Data from digital platforms have the potential to improve our understanding of gentrification, both by predicting gentrification and by characterizing the local economy of gentrifying neighborhoods. To explore, we identify gentrifying neighborhoods using government data, and then use Yelp data to analyze local business activity. We find that gentrifying neighborhoods tend to have growing numbers of local groceries, cafes, restaurants, and bars, with little evidence of crowd-out of other types of businesses. Moreover, local economic activity, as measured by Yelp data, is a leading indicator for housing price changes and can help to predict which neighborhoods are gentrifying.
“Nowcasting the Local Economy: Using Yelp Data to Measure Economic Activity” (with Edward L. Glaeser and Michael Luca). Big Data for 21st Century Economic Statistics (NBER Vol. 79). University of Chicago Press, February 2022.
Can new data sources from online platforms help to measure local economic activity? Government datasets from agencies such as the U.S. Census Bureau provide the standard measures of local economic activity at the local level. However, these statistics typically appear only after multi-year lags, and the public-facing versions are aggregated to the county or ZIP code level. In contrast, crowdsourced data from online platforms such as Yelp are often contemporaneous and geographically finer than official government statistics. In this paper, we present evidence that Yelp data can complement government surveys by measuring economic activity in close to real time, at a granular level, and at almost any geographic scale. Changes in the number of businesses and restaurants reviewed on Yelp can predict changes in the number of overall establishments and restaurants in County Business Patterns. An algorithm using contemporaneous and lagged Yelp data can explain 29.2 percent of the residual variance after accounting for lagged CBP data, in a testing sample not used to generate the algorithm. The algorithm is more accurate for denser, wealthier, and more educated ZIP codes.

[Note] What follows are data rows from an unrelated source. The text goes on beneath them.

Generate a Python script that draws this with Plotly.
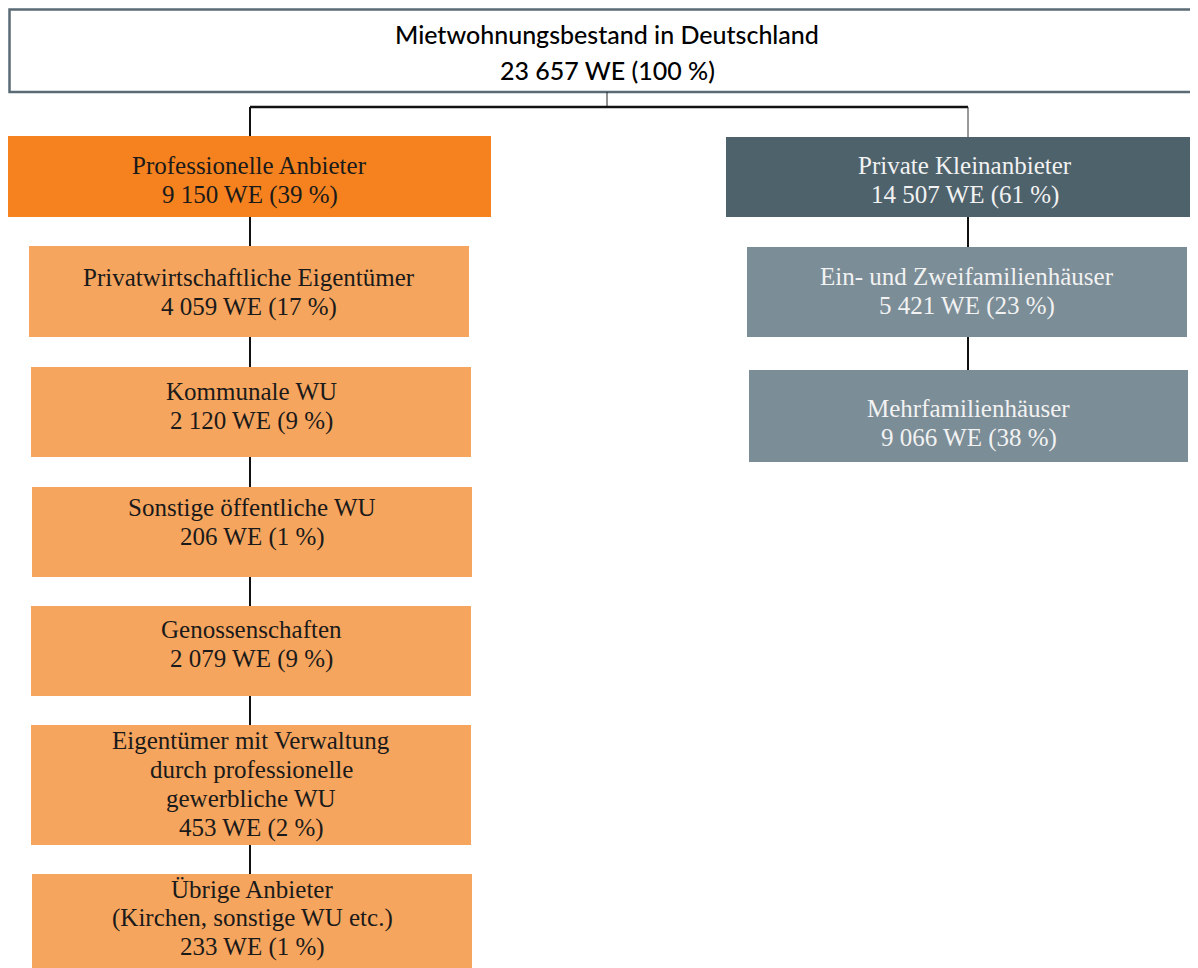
import plotly.graph_objects as go

# ---------------- data ----------------
node_names = [
    "Mietwohnungsbestand in Deutschland",
    "Professionelle Anbieter",
    "Private Kleinanbieter",
    "Privatwirtschaftliche Eigentümer",
    "Kommunale WU",
    "Sonstige öffentliche WU",
    "Genossenschaften",
    "Eigentümer mit Verwaltung<br>durch professionelle<br>gewerbliche WU",
    "Übrige Anbieter<br>(Kirchen, sonstige WU etc.)",
    "Ein- und Zweifamilienhäuser",
    "Mehrfamilienhäuser",
]
node_values = [23657, 9150, 14507, 4059, 2120, 206, 2079, 453, 233, 5421, 9066]
node_pct = [100, 39, 61, 17, 9, 1, 9, 2, 1, 23, 38]
node_parent = [None, 0, 0, 1, 3, 4, 5, 6, 7, 2, 9]  # chain of connectors

# ---------------- layout (pixel boxes: x0, x1, y0, y1, text centre y) ----------------
boxes = [
    (9.5, 1205, 9.5, 92, 52),
    (8, 491, 136, 217, 180),
    (726, 1205, 137, 217, 180),
    (29, 469, 246, 337, 292),
    (31, 471, 367, 457, 406),
    (32, 472, 487, 577, 522),
    (31, 471, 606, 696, 644),
    (31, 471, 725, 845, 784),
    (32, 472, 874, 975, 918),
    (747, 1187, 247, 337, 291),
    (749, 1188, 370, 462, 423),
]
fills = ["#ffffff", "#F5821F", "#4E626C"] + ["#F6A55E"] * 6 + ["#7B8D97"] * 2
text_colors = ["#000000", "#1a1a1a", "#f2f2f2"] + ["#1a1a1a"] * 6 + ["#f2f2f2"] * 2
branch_x = [250, 968]


def fmt(v):
    return f"{v:,}".replace(",", " ")


fig = go.Figure()
shapes = []
annotations = []

# connectors
shapes.append(dict(type="line", x0=607, x1=607, y0=92, y1=107, line=dict(color="#222", width=1)))
shapes.append(dict(type="line", x0=branch_x[0], x1=branch_x[1], y0=107, y1=107, line=dict(color="#111", width=2.5)))
shapes.append(dict(type="line", x0=branch_x[0], x1=branch_x[0], y0=107, y1=136, line=dict(color="#111", width=2)))
shapes.append(dict(type="line", x0=branch_x[1], x1=branch_x[1], y0=107, y1=137, line=dict(color="#333", width=1)))
for i, p in enumerate(node_parent):
    if p is None or p == 0:
        continue
    bx = branch_x[0] if boxes[i][0] < 600 else branch_x[1]
    shapes.append(dict(type="line", x0=bx, x1=bx, y0=boxes[p][3], y1=boxes[i][2],
                       line=dict(color="#111", width=2)))

# boxes and text
for i, name in enumerate(node_names):
    x0, x1, y0, y1, cy = boxes[i]
    if i == 0:
        shapes.append(dict(type="rect", x0=x0, x1=x1, y0=y0, y1=y1, fillcolor=fills[i],
                           line=dict(color="#5a6b75", width=2.5), layer="below"))
    else:
        shapes.append(dict(type="rect", x0=x0, x1=x1, y0=y0, y1=y1, fillcolor=fills[i],
                           line=dict(width=0), layer="below"))
    lines = name.split("<br>") + [f"{fmt(node_values[i])} WE ({node_pct[i]} %)"]
    if i == 0:
        spacing, family, size = 36, "Lato, Open Sans, sans-serif", 25
    else:
        spacing, family, size = 29, "Liberation Serif, DejaVu Serif, serif", 25
    n = len(lines)
    cx = (x0 + min(x1, 1198)) / 2 if i != 0 else 607
    if i == 2:
        cx = 965
    for k, ln in enumerate(lines):
        y = cy + (k - (n - 1) / 2) * spacing
        annotations.append(dict(x=cx, y=y, xref="x", yref="y", text=ln, showarrow=False,
                                xanchor="center", yanchor="middle",
                                font=dict(family=family, size=size, color=text_colors[i],
                                          weight=500 if i == 0 else 400)))

# page body has an 8px margin: map pixel coordinates so they land on the same screen pixels
fig.update_layout(
    width=1190, height=960,
    margin=dict(l=0, r=0, t=0, b=0),
    paper_bgcolor="white", plot_bgcolor="white",
    xaxis=dict(range=[8, 1198], visible=False, fixedrange=True),
    yaxis=dict(range=[968, 8], visible=False, fixedrange=True),
    shapes=shapes, annotations=annotations, showlegend=False,
)
fig.write_html("out.html")
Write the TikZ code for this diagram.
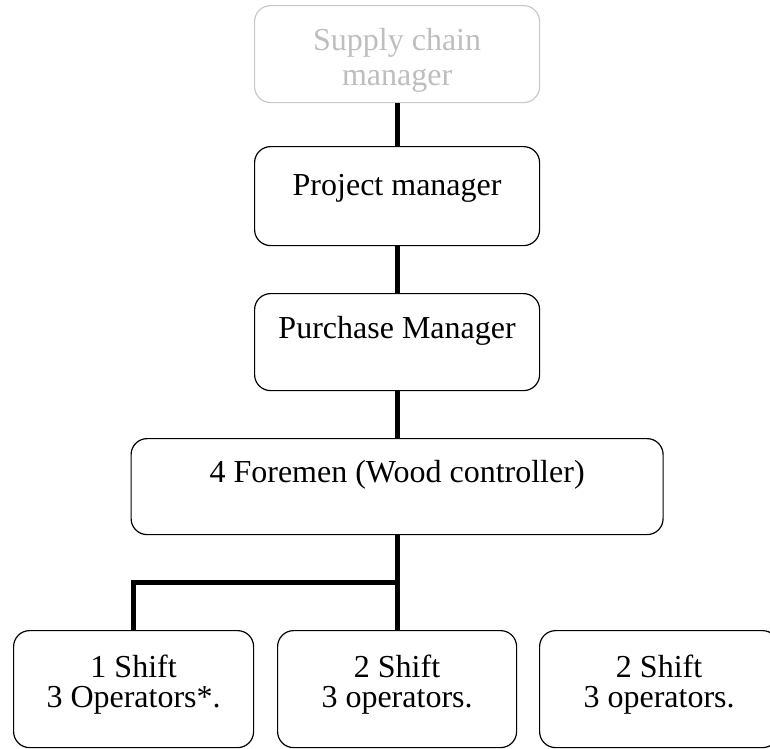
\documentclass[tikz,border=0pt]{standalone}
\usepackage{fontspec}
\setmainfont{Liberation Serif}
\usetikzlibrary{calc}
\definecolor{boxgrey}{RGB}{200,200,200}
\definecolor{textgrey}{RGB}{190,190,190}
\tikzset{
  box/.style={draw, rounded corners=16pt, line width=1.2pt, inner sep=0pt, align=center,
    anchor=north west, font=\fontsize{32}{30}\selectfont},
  link/.style={line width=4.8pt}
}

\begin{document}
\begin{tikzpicture}[x=1pt, y=-1pt]
    \useasboundingbox (0,0) rectangle (770,748);
    \node[box, draw=boxgrey, text=textgrey, minimum width=285pt, text height=80pt, text depth=17pt,
      font=\fontsize{32}{35}\selectfont] (supply) at (254,5) {Supply chain\\manager};
    \node[box, minimum width=285pt, text height=49pt, text depth=50pt] (project) at (254,146) {Project manager};
    \node[box, minimum width=285pt, text height=45pt, text depth=52pt] (purchase) at (254,293) {Purchase Manager};
    \node[box, minimum width=532pt, text height=44pt, text depth=52pt] (foremen) at (130.5,438) {4 Foremen (Wood controller)};
    \node[box, minimum width=240pt, text height=77pt, text depth=40pt] (shift1) at (13,630) {1 Shift\\3 Operators*.};
    \node[box, minimum width=239pt, text height=77pt, text depth=40pt] (shift2) at (277,630) {2 Shift\\3 operators.};
    \node[box, minimum width=239pt, text height=77pt, text depth=40pt] (shift3) at (539,630) {2 Shift\\3 operators.};

    \draw[link] (supply) -- (project);
    \draw[link] (project) -- (purchase);
    \draw[link] (purchase) -- (foremen);
    \draw[link] (foremen.south) -- (shift2.north);
    \coordinate (split) at ($(foremen.south)!0.5!(shift2.north)$);
    \draw[link] (split) -| (shift1.north);
\end{tikzpicture}
\end{document}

“Measuring Gentrification: Using Yelp Data to Quantify Neighborhood Change” (with Edward L. Glaeser and Michael Luca). NBER Working Paper Series, No. 24952.
We demonstrate that data from digital platforms such as Yelp have the potential to improve our understanding of gentrification, both by providing data in close to real time (i.e. nowcasting and forecasting) and by providing additional context about how the local economy is changing. Combining Yelp and Census data, we find that gentrification, as measured by changes in the educational, age, and racial composition within a ZIP code, is strongly associated with increases in the numbers of grocery stores, cafes, restaurants, and bars, with little evidence of crowd-out of other categories of businesses. We also find that changes in the local business landscape is a leading indicator of housing price changes, and that the entry of Starbucks (and coffee shops more generally) into a neighborhood predicts gentrification. Each additional Starbucks that enters a zip code is associated with a 0.5% increase in housing prices.